Recorded information:
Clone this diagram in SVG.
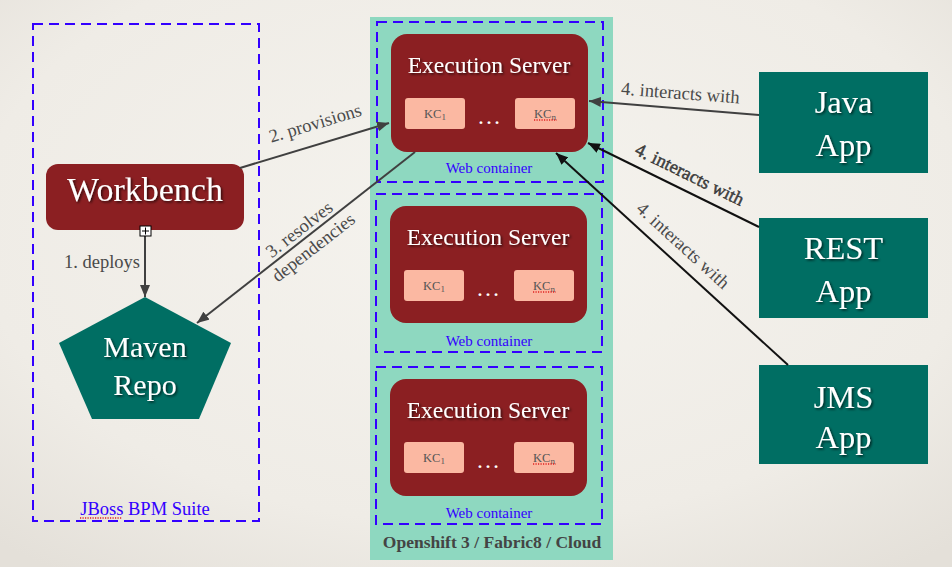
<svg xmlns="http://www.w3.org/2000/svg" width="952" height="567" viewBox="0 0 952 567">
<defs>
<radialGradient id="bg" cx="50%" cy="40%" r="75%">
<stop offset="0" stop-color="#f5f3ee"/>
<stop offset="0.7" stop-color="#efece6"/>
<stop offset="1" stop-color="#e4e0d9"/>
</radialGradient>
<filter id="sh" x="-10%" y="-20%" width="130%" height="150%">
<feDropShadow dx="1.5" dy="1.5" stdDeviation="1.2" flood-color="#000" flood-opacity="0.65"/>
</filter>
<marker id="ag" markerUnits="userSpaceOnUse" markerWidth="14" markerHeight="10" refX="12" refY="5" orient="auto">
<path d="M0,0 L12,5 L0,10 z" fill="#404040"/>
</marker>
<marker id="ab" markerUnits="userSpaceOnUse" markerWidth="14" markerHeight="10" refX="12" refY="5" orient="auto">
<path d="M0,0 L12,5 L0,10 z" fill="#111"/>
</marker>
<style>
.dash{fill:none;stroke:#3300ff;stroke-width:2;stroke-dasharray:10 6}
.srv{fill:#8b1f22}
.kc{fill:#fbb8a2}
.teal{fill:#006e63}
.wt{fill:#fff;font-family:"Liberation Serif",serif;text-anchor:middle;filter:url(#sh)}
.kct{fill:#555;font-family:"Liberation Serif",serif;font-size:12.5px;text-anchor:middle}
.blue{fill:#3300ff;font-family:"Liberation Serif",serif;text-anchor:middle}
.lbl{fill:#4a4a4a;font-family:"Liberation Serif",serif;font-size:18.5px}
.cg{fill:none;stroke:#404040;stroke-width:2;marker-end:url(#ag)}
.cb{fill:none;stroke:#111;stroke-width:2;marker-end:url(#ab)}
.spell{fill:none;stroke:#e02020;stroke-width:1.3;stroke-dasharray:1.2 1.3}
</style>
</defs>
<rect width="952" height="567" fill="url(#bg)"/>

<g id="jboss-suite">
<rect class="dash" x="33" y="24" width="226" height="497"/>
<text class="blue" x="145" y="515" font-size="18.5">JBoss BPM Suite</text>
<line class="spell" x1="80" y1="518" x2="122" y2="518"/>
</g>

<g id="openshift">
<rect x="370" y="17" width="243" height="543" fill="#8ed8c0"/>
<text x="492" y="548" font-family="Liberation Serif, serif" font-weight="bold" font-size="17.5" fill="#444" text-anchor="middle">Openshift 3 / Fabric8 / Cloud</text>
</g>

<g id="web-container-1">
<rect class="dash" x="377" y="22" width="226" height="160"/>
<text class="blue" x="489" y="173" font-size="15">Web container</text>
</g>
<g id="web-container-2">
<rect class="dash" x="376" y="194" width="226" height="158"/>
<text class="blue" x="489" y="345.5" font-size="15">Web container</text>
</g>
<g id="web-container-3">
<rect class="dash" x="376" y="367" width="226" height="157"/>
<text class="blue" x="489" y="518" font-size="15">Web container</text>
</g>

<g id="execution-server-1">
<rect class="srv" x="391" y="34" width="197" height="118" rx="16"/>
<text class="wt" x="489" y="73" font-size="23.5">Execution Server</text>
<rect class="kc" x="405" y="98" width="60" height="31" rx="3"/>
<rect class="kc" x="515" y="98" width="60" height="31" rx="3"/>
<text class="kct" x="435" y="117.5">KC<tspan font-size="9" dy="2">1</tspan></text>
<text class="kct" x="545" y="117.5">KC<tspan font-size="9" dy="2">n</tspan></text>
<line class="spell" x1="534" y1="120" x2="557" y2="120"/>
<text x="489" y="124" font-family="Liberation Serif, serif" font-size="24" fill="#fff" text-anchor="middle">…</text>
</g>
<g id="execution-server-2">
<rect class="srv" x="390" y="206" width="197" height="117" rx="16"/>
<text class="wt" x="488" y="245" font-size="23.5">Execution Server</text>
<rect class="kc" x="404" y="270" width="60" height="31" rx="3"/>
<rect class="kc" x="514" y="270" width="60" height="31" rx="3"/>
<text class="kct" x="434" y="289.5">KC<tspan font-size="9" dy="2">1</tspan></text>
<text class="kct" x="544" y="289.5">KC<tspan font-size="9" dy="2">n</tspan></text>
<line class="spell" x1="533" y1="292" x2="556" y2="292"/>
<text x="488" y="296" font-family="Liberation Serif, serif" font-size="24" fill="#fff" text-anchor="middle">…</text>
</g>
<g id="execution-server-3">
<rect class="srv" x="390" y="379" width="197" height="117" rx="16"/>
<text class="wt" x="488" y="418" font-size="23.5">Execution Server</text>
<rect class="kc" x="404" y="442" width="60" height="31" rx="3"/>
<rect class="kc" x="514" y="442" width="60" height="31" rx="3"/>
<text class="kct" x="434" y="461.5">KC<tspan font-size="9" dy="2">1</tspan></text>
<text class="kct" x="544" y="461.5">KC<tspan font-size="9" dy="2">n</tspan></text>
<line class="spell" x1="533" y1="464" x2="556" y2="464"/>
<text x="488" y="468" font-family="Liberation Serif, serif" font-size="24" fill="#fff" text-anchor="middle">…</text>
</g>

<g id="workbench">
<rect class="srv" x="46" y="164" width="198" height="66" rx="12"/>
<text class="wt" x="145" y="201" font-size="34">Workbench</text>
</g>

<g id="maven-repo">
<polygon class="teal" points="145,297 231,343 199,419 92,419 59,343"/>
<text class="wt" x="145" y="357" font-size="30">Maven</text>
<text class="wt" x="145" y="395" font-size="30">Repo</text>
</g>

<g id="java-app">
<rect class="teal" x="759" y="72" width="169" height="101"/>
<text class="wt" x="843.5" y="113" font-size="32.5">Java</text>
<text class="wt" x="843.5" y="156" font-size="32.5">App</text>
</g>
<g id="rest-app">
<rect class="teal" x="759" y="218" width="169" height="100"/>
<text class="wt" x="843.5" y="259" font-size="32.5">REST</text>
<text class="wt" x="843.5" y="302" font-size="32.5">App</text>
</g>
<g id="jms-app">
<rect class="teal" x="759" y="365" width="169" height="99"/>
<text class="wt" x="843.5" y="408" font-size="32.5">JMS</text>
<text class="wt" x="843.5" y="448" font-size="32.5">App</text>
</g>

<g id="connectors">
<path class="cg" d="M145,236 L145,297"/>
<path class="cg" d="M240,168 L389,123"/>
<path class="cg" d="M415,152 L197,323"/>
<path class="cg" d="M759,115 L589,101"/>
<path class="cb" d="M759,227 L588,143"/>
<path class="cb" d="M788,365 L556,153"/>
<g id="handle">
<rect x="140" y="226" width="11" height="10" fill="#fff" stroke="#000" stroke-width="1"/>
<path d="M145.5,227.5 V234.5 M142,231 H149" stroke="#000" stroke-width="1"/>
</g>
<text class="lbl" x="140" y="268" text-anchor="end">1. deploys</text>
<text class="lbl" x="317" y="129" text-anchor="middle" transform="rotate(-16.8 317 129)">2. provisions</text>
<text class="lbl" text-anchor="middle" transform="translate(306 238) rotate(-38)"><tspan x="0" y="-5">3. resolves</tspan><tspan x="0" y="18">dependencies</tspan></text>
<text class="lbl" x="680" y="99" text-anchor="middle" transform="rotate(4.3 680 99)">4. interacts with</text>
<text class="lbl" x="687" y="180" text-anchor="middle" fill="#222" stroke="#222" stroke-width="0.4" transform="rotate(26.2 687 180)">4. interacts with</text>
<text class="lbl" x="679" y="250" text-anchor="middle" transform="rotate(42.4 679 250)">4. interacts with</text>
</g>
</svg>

Short exercise: Leave out all pictures, then copy the remaining material exactly.

Expected output:
Clone this diagram in SVG.
<svg xmlns="http://www.w3.org/2000/svg" width="952" height="567" viewBox="0 0 952 567">
<defs>
<radialGradient id="bg" cx="50%" cy="40%" r="75%">
<stop offset="0" stop-color="#f5f3ee"/>
<stop offset="0.7" stop-color="#efece6"/>
<stop offset="1" stop-color="#e4e0d9"/>
</radialGradient>
<filter id="sh" x="-10%" y="-20%" width="130%" height="150%">
<feDropShadow dx="1.5" dy="1.5" stdDeviation="1.2" flood-color="#000" flood-opacity="0.65"/>
</filter>
<marker id="ag" markerUnits="userSpaceOnUse" markerWidth="14" markerHeight="10" refX="12" refY="5" orient="auto">
<path d="M0,0 L12,5 L0,10 z" fill="#404040"/>
</marker>
<marker id="ab" markerUnits="userSpaceOnUse" markerWidth="14" markerHeight="10" refX="12" refY="5" orient="auto">
<path d="M0,0 L12,5 L0,10 z" fill="#111"/>
</marker>
<style>
.dash{fill:none;stroke:#3300ff;stroke-width:2;stroke-dasharray:10 6}
.srv{fill:#8b1f22}
.kc{fill:#fbb8a2}
.teal{fill:#006e63}
.wt{fill:#fff;font-family:"Liberation Serif",serif;text-anchor:middle;filter:url(#sh)}
.kct{fill:#555;font-family:"Liberation Serif",serif;font-size:12.5px;text-anchor:middle}
.blue{fill:#3300ff;font-family:"Liberation Serif",serif;text-anchor:middle}
.lbl{fill:#4a4a4a;font-family:"Liberation Serif",serif;font-size:18.5px}
.cg{fill:none;stroke:#404040;stroke-width:2;marker-end:url(#ag)}
.cb{fill:none;stroke:#111;stroke-width:2;marker-end:url(#ab)}
.spell{fill:none;stroke:#e02020;stroke-width:1.3;stroke-dasharray:1.2 1.3}
</style>
</defs>
<rect width="952" height="567" fill="url(#bg)"/>

<g id="jboss-suite">
<rect class="dash" x="33" y="24" width="226" height="497"/>
<text class="blue" x="145" y="515" font-size="18.5">JBoss BPM Suite</text>
<line class="spell" x1="80" y1="518" x2="122" y2="518"/>
</g>

<g id="openshift">
<rect x="370" y="17" width="243" height="543" fill="#8ed8c0"/>
<text x="492" y="548" font-family="Liberation Serif, serif" font-weight="bold" font-size="17.5" fill="#444" text-anchor="middle">Openshift 3 / Fabric8 / Cloud</text>
</g>

<g id="web-container-1">
<rect class="dash" x="377" y="22" width="226" height="160"/>
<text class="blue" x="489" y="173" font-size="15">Web container</text>
</g>
<g id="web-container-2">
<rect class="dash" x="376" y="194" width="226" height="158"/>
<text class="blue" x="489" y="345.5" font-size="15">Web container</text>
</g>
<g id="web-container-3">
<rect class="dash" x="376" y="367" width="226" height="157"/>
<text class="blue" x="489" y="518" font-size="15">Web container</text>
</g>

<g id="execution-server-1">
<rect class="srv" x="391" y="34" width="197" height="118" rx="16"/>
<text class="wt" x="489" y="73" font-size="23.5">Execution Server</text>
<rect class="kc" x="405" y="98" width="60" height="31" rx="3"/>
<rect class="kc" x="515" y="98" width="60" height="31" rx="3"/>
<text class="kct" x="435" y="117.5">KC<tspan font-size="9" dy="2">1</tspan></text>
<text class="kct" x="545" y="117.5">KC<tspan font-size="9" dy="2">n</tspan></text>
<line class="spell" x1="534" y1="120" x2="557" y2="120"/>
<text x="489" y="124" font-family="Liberation Serif, serif" font-size="24" fill="#fff" text-anchor="middle">…</text>
</g>
<g id="execution-server-2">
<rect class="srv" x="390" y="206" width="197" height="117" rx="16"/>
<text class="wt" x="488" y="245" font-size="23.5">Execution Server</text>
<rect class="kc" x="404" y="270" width="60" height="31" rx="3"/>
<rect class="kc" x="514" y="270" width="60" height="31" rx="3"/>
<text class="kct" x="434" y="289.5">KC<tspan font-size="9" dy="2">1</tspan></text>
<text class="kct" x="544" y="289.5">KC<tspan font-size="9" dy="2">n</tspan></text>
<line class="spell" x1="533" y1="292" x2="556" y2="292"/>
<text x="488" y="296" font-family="Liberation Serif, serif" font-size="24" fill="#fff" text-anchor="middle">…</text>
</g>
<g id="execution-server-3">
<rect class="srv" x="390" y="379" width="197" height="117" rx="16"/>
<text class="wt" x="488" y="418" font-size="23.5">Execution Server</text>
<rect class="kc" x="404" y="442" width="60" height="31" rx="3"/>
<rect class="kc" x="514" y="442" width="60" height="31" rx="3"/>
<text class="kct" x="434" y="461.5">KC<tspan font-size="9" dy="2">1</tspan></text>
<text class="kct" x="544" y="461.5">KC<tspan font-size="9" dy="2">n</tspan></text>
<line class="spell" x1="533" y1="464" x2="556" y2="464"/>
<text x="488" y="468" font-family="Liberation Serif, serif" font-size="24" fill="#fff" text-anchor="middle">…</text>
</g>

<g id="workbench">
<rect class="srv" x="46" y="164" width="198" height="66" rx="12"/>
<text class="wt" x="145" y="201" font-size="34">Workbench</text>
</g>

<g id="maven-repo">
<polygon class="teal" points="145,297 231,343 199,419 92,419 59,343"/>
<text class="wt" x="145" y="357" font-size="30">Maven</text>
<text class="wt" x="145" y="395" font-size="30">Repo</text>
</g>

<g id="java-app">
<rect class="teal" x="759" y="72" width="169" height="101"/>
<text class="wt" x="843.5" y="113" font-size="32.5">Java</text>
<text class="wt" x="843.5" y="156" font-size="32.5">App</text>
</g>
<g id="rest-app">
<rect class="teal" x="759" y="218" width="169" height="100"/>
<text class="wt" x="843.5" y="259" font-size="32.5">REST</text>
<text class="wt" x="843.5" y="302" font-size="32.5">App</text>
</g>
<g id="jms-app">
<rect class="teal" x="759" y="365" width="169" height="99"/>
<text class="wt" x="843.5" y="408" font-size="32.5">JMS</text>
<text class="wt" x="843.5" y="448" font-size="32.5">App</text>
</g>

<g id="connectors">
<path class="cg" d="M145,236 L145,297"/>
<path class="cg" d="M240,168 L389,123"/>
<path class="cg" d="M415,152 L197,323"/>
<path class="cg" d="M759,115 L589,101"/>
<path class="cb" d="M759,227 L588,143"/>
<path class="cb" d="M788,365 L556,153"/>
<g id="handle">
<rect x="140" y="226" width="11" height="10" fill="#fff" stroke="#000" stroke-width="1"/>
<path d="M145.5,227.5 V234.5 M142,231 H149" stroke="#000" stroke-width="1"/>
</g>
<text class="lbl" x="140" y="268" text-anchor="end">1. deploys</text>
<text class="lbl" x="317" y="129" text-anchor="middle" transform="rotate(-16.8 317 129)">2. provisions</text>
<text class="lbl" text-anchor="middle" transform="translate(306 238) rotate(-38)"><tspan x="0" y="-5">3. resolves</tspan><tspan x="0" y="18">dependencies</tspan></text>
<text class="lbl" x="680" y="99" text-anchor="middle" transform="rotate(4.3 680 99)">4. interacts with</text>
<text class="lbl" x="687" y="180" text-anchor="middle" fill="#222" stroke="#222" stroke-width="0.4" transform="rotate(26.2 687 180)">4. interacts with</text>
<text class="lbl" x="679" y="250" text-anchor="middle" transform="rotate(42.4 679 250)">4. interacts with</text>
</g>
</svg>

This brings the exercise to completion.